Short problem: Your job is to retype all of the data word for word, leaving every image out.
==*==
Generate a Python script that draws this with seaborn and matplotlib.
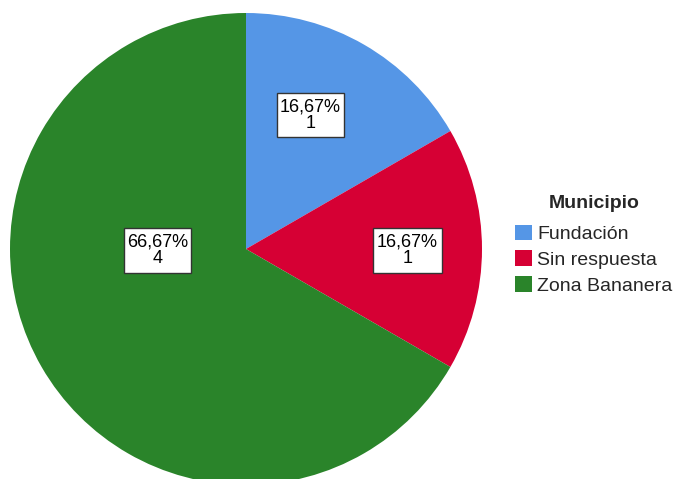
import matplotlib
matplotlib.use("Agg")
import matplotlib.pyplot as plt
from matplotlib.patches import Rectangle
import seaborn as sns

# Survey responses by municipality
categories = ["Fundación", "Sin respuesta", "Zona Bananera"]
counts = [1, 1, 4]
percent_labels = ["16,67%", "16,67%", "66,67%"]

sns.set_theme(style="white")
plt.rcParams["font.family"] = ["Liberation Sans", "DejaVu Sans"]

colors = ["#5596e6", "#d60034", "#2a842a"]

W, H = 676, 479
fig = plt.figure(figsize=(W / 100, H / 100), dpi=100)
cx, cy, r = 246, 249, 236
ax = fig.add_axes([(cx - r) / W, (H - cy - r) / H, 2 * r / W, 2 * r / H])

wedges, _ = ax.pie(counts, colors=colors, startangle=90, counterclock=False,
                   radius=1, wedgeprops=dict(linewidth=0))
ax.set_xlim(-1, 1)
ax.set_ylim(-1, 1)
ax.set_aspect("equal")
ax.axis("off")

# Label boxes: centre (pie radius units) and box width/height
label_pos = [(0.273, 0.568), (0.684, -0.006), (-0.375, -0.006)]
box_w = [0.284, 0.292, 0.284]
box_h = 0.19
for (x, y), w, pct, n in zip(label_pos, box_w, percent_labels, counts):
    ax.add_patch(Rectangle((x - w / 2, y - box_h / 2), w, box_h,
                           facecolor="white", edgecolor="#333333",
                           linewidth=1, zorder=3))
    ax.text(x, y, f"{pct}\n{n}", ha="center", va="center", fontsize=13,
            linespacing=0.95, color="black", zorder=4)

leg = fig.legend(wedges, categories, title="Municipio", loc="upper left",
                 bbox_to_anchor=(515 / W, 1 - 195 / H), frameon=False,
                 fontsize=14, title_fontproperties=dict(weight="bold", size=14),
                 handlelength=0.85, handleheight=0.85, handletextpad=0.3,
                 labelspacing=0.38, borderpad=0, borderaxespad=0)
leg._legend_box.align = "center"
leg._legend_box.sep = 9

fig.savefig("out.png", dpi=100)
==*==
Expected answer:
Generate a Python script that draws this with seaborn and matplotlib.
import matplotlib
matplotlib.use("Agg")
import matplotlib.pyplot as plt
from matplotlib.patches import Rectangle
import seaborn as sns

# Survey responses by municipality
categories = ["Fundación", "Sin respuesta", "Zona Bananera"]
counts = [1, 1, 4]
percent_labels = ["16,67%", "16,67%", "66,67%"]

sns.set_theme(style="white")
plt.rcParams["font.family"] = ["Liberation Sans", "DejaVu Sans"]

colors = ["#5596e6", "#d60034", "#2a842a"]

W, H = 676, 479
fig = plt.figure(figsize=(W / 100, H / 100), dpi=100)
cx, cy, r = 246, 249, 236
ax = fig.add_axes([(cx - r) / W, (H - cy - r) / H, 2 * r / W, 2 * r / H])

wedges, _ = ax.pie(counts, colors=colors, startangle=90, counterclock=False,
                   radius=1, wedgeprops=dict(linewidth=0))
ax.set_xlim(-1, 1)
ax.set_ylim(-1, 1)
ax.set_aspect("equal")
ax.axis("off")

# Label boxes: centre (pie radius units) and box width/height
label_pos = [(0.273, 0.568), (0.684, -0.006), (-0.375, -0.006)]
box_w = [0.284, 0.292, 0.284]
box_h = 0.19
for (x, y), w, pct, n in zip(label_pos, box_w, percent_labels, counts):
    ax.add_patch(Rectangle((x - w / 2, y - box_h / 2), w, box_h,
                           facecolor="white", edgecolor="#333333",
                           linewidth=1, zorder=3))
    ax.text(x, y, f"{pct}\n{n}", ha="center", va="center", fontsize=13,
            linespacing=0.95, color="black", zorder=4)

leg = fig.legend(wedges, categories, title="Municipio", loc="upper left",
                 bbox_to_anchor=(515 / W, 1 - 195 / H), frameon=False,
                 fontsize=14, title_fontproperties=dict(weight="bold", size=14),
                 handlelength=0.85, handleheight=0.85, handletextpad=0.3,
                 labelspacing=0.38, borderpad=0, borderaxespad=0)
leg._legend_box.align = "center"
leg._legend_box.sep = 9

fig.savefig("out.png", dpi=100)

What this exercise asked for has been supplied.